We simply don’t fear these diseases anymore. My parents’ generation—children of the 1920s and 1930s—needed no convincing to vaccinate their children. They saw that whooping cough could kill as many as 8,000 babies a year. You didn’t have to convince my generation—children of the 1950s and 1960s—to vaccinate our children. We had many of these diseases, like measles, mumps, rubella and chickenpox. But young parents today don’t see the effects of vaccine-preventable diseases and they didn’t grow up with them. For them, vaccination has become an act of faith.

Perhaps most upsetting was a recent study out of Seattle Children’s Hospital and the University of Washington. Researchers wanted to see whether the whooping cough epidemic of 2012 had inspired more people to vaccinate their children. So they studied rates of whooping cough immunization before, during and after the epidemic. No difference. One can only conclude that the outbreak hadn’t been large enough or frightening enough to change behavior—that not enough children had died.
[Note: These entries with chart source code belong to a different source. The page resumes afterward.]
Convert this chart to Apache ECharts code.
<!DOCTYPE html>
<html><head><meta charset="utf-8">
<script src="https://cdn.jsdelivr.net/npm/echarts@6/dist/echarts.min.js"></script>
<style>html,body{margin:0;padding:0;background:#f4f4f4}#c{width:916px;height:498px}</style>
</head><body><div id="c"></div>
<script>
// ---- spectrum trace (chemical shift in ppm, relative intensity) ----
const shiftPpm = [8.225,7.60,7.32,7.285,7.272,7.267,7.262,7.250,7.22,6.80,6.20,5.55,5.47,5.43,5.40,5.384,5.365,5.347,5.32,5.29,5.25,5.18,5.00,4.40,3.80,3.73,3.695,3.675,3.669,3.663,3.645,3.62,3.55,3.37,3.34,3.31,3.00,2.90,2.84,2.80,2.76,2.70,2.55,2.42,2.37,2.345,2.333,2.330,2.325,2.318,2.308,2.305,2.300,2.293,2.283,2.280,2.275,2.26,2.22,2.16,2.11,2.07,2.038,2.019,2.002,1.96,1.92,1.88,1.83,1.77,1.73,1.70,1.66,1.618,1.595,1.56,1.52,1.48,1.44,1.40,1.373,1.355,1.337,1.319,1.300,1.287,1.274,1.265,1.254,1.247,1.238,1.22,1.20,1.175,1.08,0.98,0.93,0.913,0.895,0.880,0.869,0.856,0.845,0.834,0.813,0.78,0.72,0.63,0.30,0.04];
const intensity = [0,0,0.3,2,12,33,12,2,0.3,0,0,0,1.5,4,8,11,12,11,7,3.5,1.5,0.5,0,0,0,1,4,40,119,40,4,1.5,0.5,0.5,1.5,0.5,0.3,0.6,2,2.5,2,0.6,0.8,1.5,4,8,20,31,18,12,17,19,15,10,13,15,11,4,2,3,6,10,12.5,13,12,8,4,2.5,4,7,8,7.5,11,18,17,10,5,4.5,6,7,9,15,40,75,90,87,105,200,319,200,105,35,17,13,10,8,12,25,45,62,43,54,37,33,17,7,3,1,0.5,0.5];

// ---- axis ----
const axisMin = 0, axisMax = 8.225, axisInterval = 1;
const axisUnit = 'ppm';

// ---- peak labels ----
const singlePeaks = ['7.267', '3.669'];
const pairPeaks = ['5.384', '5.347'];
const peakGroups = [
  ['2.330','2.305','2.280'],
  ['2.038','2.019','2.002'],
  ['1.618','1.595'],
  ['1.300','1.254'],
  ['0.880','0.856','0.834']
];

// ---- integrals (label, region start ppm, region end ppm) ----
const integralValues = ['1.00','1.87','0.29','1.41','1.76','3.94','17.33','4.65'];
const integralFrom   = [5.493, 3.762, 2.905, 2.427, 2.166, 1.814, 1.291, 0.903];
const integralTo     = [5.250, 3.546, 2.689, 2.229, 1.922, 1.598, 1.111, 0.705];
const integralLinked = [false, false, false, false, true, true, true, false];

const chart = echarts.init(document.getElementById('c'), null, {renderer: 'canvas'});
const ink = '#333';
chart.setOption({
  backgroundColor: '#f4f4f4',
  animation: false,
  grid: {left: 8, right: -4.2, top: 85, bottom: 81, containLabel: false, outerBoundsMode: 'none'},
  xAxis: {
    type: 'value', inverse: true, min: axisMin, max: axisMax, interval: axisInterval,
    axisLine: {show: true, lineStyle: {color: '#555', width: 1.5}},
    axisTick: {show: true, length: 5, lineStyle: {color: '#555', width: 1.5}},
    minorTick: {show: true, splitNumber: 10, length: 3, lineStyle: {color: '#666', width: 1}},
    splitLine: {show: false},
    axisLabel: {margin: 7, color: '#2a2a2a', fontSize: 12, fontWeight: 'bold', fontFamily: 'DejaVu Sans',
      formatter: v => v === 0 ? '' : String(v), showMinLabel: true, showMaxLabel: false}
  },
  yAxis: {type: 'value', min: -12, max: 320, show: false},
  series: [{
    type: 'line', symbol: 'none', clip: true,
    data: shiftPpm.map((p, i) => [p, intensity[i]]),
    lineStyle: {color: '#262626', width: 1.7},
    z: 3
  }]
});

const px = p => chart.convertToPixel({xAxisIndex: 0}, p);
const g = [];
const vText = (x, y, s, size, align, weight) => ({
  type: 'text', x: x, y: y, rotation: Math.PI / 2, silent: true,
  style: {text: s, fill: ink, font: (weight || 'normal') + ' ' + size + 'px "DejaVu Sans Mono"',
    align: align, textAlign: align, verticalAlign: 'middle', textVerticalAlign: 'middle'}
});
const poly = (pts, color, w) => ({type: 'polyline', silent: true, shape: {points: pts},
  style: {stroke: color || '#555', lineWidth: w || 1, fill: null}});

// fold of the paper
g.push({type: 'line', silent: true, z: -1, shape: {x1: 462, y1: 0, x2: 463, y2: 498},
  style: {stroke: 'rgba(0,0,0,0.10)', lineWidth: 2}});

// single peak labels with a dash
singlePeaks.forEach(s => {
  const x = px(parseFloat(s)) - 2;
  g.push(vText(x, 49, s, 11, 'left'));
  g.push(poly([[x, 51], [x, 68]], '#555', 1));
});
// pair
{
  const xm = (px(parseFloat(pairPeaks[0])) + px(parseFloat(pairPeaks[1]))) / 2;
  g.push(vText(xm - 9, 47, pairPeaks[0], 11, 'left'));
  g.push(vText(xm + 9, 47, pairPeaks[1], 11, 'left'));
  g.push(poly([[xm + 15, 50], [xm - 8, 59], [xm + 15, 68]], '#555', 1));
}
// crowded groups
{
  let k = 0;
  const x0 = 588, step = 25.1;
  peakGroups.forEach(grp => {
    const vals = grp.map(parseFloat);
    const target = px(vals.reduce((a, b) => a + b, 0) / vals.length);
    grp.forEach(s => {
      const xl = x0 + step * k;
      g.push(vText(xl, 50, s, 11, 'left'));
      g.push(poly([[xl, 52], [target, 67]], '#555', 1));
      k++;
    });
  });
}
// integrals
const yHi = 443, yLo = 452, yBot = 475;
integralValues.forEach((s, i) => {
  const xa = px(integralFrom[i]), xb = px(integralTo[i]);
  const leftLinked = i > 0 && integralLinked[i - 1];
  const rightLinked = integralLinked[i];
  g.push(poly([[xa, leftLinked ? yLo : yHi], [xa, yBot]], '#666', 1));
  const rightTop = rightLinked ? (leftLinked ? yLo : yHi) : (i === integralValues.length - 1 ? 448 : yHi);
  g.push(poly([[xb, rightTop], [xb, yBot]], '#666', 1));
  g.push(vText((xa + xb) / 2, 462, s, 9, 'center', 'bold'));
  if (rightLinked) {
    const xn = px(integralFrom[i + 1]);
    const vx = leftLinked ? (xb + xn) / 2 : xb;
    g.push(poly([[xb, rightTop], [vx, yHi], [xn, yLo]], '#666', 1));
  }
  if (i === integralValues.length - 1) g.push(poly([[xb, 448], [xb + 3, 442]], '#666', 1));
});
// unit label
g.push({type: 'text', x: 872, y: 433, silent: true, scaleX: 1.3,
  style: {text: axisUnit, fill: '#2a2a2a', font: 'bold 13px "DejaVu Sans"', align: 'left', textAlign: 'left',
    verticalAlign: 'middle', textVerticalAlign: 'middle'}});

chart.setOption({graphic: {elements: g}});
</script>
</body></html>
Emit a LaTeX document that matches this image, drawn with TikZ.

Because we’re unwilling to learn from history, we are starting to relive it. And children are the victims of our ignorance.

 

Anti-Vaccination Beliefs Are Contagious Like a Disease

Anti-vaccination beliefs are contagious like a disease, argues Malia Jones and Alison Buttenheim in the Washington Post:

How do these clusters of exempted kids form? We think that the idea of vaccines being unsafe or ineffective or unnecessary spreads—like a disease itself—from person to person within social networks.  Parents talk to their friends, other parents at their child’s school, and to their neighbors.  Normal social processes produce clusters of vaccine refusers in the social landscape.  When it’s time to enroll in school, like-minded parents are drawn to certain schools—and this is especially pronounced when parents have the resources to be choosy about their child’s education.  Soon, there are schools and communities where vaccine refusal is not an anomaly; it is the norm.

 

“Measles is Back: A Mother’s Warning”

Retelling the story of her own son’s near death from measles encephalitis in the Los Angeles Times, Margaret Harmon gives a warning:

It’s highly likely that the few doctors fueling the anti-vaccine movement — bucking the vast majority of their peers — have never seen a case of measles encephalitis. They haven’t had to, thanks to those who vaccinate. But do parents who choose not to vaccinate understand that they may be giving deadly diseases the chance to regain footholds? And it won’t just be their children who pay the price. In epidemics, even vaccinated children can fall ill. And outbreaks give bacteria and viruses the chance to evolve to beat vaccines and treatments.

In the first eight months of this year, there were 18 measles outbreaks in the United States and nearly 600 cases of measles. That’s nearly three times more cases than in any year since 2001, according to statistics kept by the Centers for Disease Control and Prevention.

When I read about a child fighting measles here — where we once were safe — I feel that heartbreaking weight of a beautiful brown-eyed toddler not breathing, blue, on my lap.